Would you transcribe all of the data exactly, down to the last character?

------

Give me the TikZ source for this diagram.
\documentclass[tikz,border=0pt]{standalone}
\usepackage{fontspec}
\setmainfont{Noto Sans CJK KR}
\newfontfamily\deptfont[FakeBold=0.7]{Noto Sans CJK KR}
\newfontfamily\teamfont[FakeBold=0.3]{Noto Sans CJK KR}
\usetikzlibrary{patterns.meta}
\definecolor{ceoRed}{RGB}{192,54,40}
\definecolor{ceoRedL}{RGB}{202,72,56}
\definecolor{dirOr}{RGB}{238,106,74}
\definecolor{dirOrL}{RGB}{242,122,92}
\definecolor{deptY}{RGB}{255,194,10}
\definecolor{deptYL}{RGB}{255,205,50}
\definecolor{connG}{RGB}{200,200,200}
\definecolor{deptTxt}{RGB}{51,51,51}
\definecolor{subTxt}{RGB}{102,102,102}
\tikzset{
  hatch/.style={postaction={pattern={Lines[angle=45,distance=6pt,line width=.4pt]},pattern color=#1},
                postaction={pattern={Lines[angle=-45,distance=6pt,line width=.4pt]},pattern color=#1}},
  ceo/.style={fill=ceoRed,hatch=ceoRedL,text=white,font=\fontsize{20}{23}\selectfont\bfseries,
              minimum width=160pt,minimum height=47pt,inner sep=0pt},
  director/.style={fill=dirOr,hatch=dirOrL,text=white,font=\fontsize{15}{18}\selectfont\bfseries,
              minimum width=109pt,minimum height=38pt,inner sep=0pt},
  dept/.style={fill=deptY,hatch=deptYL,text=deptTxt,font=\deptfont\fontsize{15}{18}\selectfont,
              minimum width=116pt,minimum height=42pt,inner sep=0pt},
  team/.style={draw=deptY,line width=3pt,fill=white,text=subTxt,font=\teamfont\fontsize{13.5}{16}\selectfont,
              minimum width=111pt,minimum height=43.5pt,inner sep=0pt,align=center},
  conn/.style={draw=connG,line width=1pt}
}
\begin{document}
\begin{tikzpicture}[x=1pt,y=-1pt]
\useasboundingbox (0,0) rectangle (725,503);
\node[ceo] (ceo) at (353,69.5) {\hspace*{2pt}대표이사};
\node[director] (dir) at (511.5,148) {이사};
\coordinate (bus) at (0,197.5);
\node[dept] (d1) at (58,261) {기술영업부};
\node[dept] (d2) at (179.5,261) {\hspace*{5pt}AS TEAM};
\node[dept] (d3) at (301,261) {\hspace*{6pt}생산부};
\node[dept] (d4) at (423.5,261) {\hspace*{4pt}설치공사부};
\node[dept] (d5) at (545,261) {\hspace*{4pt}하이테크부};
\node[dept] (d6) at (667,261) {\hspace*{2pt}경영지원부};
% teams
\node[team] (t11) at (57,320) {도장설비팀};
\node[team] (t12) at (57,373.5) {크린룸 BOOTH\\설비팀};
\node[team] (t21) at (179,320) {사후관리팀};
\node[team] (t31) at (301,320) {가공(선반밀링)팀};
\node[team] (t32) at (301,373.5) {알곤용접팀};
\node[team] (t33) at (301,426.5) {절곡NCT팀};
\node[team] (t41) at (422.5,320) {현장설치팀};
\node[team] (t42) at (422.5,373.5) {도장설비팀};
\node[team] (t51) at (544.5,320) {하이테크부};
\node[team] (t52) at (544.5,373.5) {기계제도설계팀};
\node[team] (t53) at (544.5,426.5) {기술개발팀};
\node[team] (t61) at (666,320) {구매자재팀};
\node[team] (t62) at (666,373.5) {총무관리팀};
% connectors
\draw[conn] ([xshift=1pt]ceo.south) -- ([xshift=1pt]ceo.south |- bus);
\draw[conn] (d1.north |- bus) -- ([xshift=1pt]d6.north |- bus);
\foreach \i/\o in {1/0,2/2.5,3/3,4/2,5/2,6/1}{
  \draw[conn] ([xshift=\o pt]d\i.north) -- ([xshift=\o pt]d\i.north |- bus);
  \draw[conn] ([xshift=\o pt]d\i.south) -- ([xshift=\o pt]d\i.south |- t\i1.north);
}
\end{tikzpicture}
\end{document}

------

> **ANSWER FOR THE TASK**
Give me the TikZ source for this diagram.
\documentclass[tikz,border=0pt]{standalone}
\usepackage{fontspec}
\setmainfont{Noto Sans CJK KR}
\newfontfamily\deptfont[FakeBold=0.7]{Noto Sans CJK KR}
\newfontfamily\teamfont[FakeBold=0.3]{Noto Sans CJK KR}
\usetikzlibrary{patterns.meta}
\definecolor{ceoRed}{RGB}{192,54,40}
\definecolor{ceoRedL}{RGB}{202,72,56}
\definecolor{dirOr}{RGB}{238,106,74}
\definecolor{dirOrL}{RGB}{242,122,92}
\definecolor{deptY}{RGB}{255,194,10}
\definecolor{deptYL}{RGB}{255,205,50}
\definecolor{connG}{RGB}{200,200,200}
\definecolor{deptTxt}{RGB}{51,51,51}
\definecolor{subTxt}{RGB}{102,102,102}
\tikzset{
  hatch/.style={postaction={pattern={Lines[angle=45,distance=6pt,line width=.4pt]},pattern color=#1},
                postaction={pattern={Lines[angle=-45,distance=6pt,line width=.4pt]},pattern color=#1}},
  ceo/.style={fill=ceoRed,hatch=ceoRedL,text=white,font=\fontsize{20}{23}\selectfont\bfseries,
              minimum width=160pt,minimum height=47pt,inner sep=0pt},
  director/.style={fill=dirOr,hatch=dirOrL,text=white,font=\fontsize{15}{18}\selectfont\bfseries,
              minimum width=109pt,minimum height=38pt,inner sep=0pt},
  dept/.style={fill=deptY,hatch=deptYL,text=deptTxt,font=\deptfont\fontsize{15}{18}\selectfont,
              minimum width=116pt,minimum height=42pt,inner sep=0pt},
  team/.style={draw=deptY,line width=3pt,fill=white,text=subTxt,font=\teamfont\fontsize{13.5}{16}\selectfont,
              minimum width=111pt,minimum height=43.5pt,inner sep=0pt,align=center},
  conn/.style={draw=connG,line width=1pt}
}
\begin{document}
\begin{tikzpicture}[x=1pt,y=-1pt]
\useasboundingbox (0,0) rectangle (725,503);
\node[ceo] (ceo) at (353,69.5) {\hspace*{2pt}대표이사};
\node[director] (dir) at (511.5,148) {이사};
\coordinate (bus) at (0,197.5);
\node[dept] (d1) at (58,261) {기술영업부};
\node[dept] (d2) at (179.5,261) {\hspace*{5pt}AS TEAM};
\node[dept] (d3) at (301,261) {\hspace*{6pt}생산부};
\node[dept] (d4) at (423.5,261) {\hspace*{4pt}설치공사부};
\node[dept] (d5) at (545,261) {\hspace*{4pt}하이테크부};
\node[dept] (d6) at (667,261) {\hspace*{2pt}경영지원부};
% teams
\node[team] (t11) at (57,320) {도장설비팀};
\node[team] (t12) at (57,373.5) {크린룸 BOOTH\\설비팀};
\node[team] (t21) at (179,320) {사후관리팀};
\node[team] (t31) at (301,320) {가공(선반밀링)팀};
\node[team] (t32) at (301,373.5) {알곤용접팀};
\node[team] (t33) at (301,426.5) {절곡NCT팀};
\node[team] (t41) at (422.5,320) {현장설치팀};
\node[team] (t42) at (422.5,373.5) {도장설비팀};
\node[team] (t51) at (544.5,320) {하이테크부};
\node[team] (t52) at (544.5,373.5) {기계제도설계팀};
\node[team] (t53) at (544.5,426.5) {기술개발팀};
\node[team] (t61) at (666,320) {구매자재팀};
\node[team] (t62) at (666,373.5) {총무관리팀};
% connectors
\draw[conn] ([xshift=1pt]ceo.south) -- ([xshift=1pt]ceo.south |- bus);
\draw[conn] (d1.north |- bus) -- ([xshift=1pt]d6.north |- bus);
\foreach \i/\o in {1/0,2/2.5,3/3,4/2,5/2,6/1}{
  \draw[conn] ([xshift=\o pt]d\i.north) -- ([xshift=\o pt]d\i.north |- bus);
  \draw[conn] ([xshift=\o pt]d\i.south) -- ([xshift=\o pt]d\i.south |- t\i1.north);
}
\end{tikzpicture}
\end{document}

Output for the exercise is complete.